BEGIN Supplied entries

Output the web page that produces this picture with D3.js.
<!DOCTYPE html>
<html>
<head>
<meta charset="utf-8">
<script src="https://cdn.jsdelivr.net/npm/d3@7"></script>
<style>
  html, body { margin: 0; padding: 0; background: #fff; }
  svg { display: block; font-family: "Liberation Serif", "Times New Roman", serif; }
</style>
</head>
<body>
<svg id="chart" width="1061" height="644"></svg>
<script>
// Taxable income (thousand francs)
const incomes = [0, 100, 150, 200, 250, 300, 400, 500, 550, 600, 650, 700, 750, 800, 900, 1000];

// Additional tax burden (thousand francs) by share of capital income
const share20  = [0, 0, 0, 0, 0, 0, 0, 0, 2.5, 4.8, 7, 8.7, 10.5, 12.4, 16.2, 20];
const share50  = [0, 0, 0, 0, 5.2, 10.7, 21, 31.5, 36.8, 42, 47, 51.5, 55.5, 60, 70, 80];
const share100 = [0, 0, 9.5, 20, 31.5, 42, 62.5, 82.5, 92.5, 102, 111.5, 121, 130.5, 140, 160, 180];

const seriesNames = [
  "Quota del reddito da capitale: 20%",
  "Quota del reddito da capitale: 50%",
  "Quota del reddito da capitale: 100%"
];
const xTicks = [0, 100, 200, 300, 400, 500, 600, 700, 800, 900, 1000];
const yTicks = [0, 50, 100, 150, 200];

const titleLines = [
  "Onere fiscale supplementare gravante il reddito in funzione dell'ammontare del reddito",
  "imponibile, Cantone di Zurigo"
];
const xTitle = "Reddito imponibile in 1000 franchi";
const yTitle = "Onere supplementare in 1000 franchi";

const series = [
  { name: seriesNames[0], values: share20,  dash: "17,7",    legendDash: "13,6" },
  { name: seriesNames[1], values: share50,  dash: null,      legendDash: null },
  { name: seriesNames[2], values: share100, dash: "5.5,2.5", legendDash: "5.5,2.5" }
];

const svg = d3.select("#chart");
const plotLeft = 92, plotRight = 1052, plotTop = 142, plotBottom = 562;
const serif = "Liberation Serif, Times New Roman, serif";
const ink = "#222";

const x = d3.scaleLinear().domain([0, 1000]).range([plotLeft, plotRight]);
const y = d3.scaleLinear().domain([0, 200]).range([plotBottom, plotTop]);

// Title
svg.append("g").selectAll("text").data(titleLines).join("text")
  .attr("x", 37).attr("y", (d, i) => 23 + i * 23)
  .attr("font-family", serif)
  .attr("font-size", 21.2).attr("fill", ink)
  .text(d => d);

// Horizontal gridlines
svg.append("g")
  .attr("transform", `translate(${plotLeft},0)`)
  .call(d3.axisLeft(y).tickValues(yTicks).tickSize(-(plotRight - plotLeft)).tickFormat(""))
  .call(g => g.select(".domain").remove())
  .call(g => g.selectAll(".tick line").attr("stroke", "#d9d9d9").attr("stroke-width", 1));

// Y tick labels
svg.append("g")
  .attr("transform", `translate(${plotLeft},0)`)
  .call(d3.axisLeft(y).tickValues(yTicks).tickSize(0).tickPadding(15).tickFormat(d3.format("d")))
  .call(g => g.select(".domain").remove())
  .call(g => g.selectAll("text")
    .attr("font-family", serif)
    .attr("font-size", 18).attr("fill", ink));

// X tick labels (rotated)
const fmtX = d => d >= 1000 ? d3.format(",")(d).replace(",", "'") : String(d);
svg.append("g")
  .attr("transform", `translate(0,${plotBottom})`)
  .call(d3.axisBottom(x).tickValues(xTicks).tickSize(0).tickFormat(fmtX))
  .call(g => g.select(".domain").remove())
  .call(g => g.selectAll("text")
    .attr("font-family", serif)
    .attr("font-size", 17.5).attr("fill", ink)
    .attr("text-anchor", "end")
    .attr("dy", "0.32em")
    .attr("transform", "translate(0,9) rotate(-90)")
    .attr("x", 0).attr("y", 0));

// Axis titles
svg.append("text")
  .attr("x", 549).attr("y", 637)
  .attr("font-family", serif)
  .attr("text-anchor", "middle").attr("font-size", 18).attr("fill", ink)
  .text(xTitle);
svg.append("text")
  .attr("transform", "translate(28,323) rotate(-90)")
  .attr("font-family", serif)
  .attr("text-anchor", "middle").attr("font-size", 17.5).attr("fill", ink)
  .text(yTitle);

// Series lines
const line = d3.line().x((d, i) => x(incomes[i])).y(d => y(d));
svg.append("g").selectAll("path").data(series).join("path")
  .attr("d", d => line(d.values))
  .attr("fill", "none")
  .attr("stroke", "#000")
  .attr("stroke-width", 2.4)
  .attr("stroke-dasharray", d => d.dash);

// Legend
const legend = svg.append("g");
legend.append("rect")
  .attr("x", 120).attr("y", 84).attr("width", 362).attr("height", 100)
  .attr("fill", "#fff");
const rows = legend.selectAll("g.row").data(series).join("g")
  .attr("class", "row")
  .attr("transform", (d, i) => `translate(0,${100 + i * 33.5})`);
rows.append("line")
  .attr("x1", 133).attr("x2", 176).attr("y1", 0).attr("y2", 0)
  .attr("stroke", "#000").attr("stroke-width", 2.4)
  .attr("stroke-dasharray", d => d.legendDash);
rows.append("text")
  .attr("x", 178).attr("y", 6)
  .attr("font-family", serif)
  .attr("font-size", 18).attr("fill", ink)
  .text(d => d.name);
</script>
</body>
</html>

END Supplied entries
BEGIN Supplied entries

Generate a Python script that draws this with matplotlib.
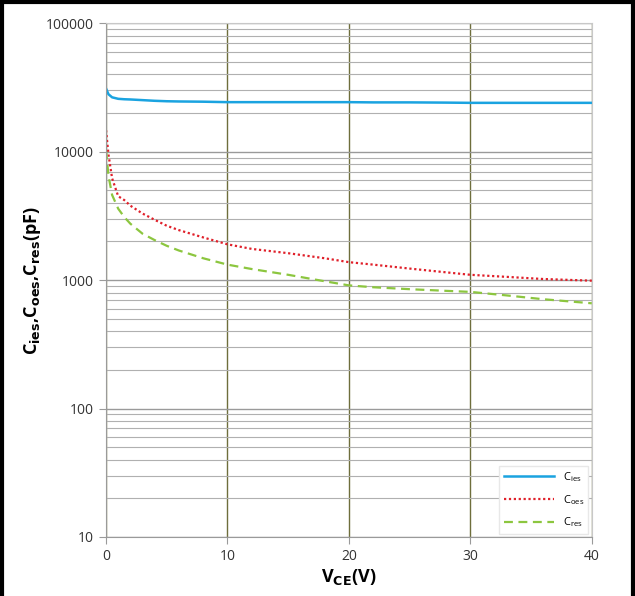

END Supplied entries

» **Task goal**
Show every line above in which the word "that" occurs.

» **Expected output**
Output the web page that produces this picture with D3.js.
Generate a Python script that draws this with matplotlib.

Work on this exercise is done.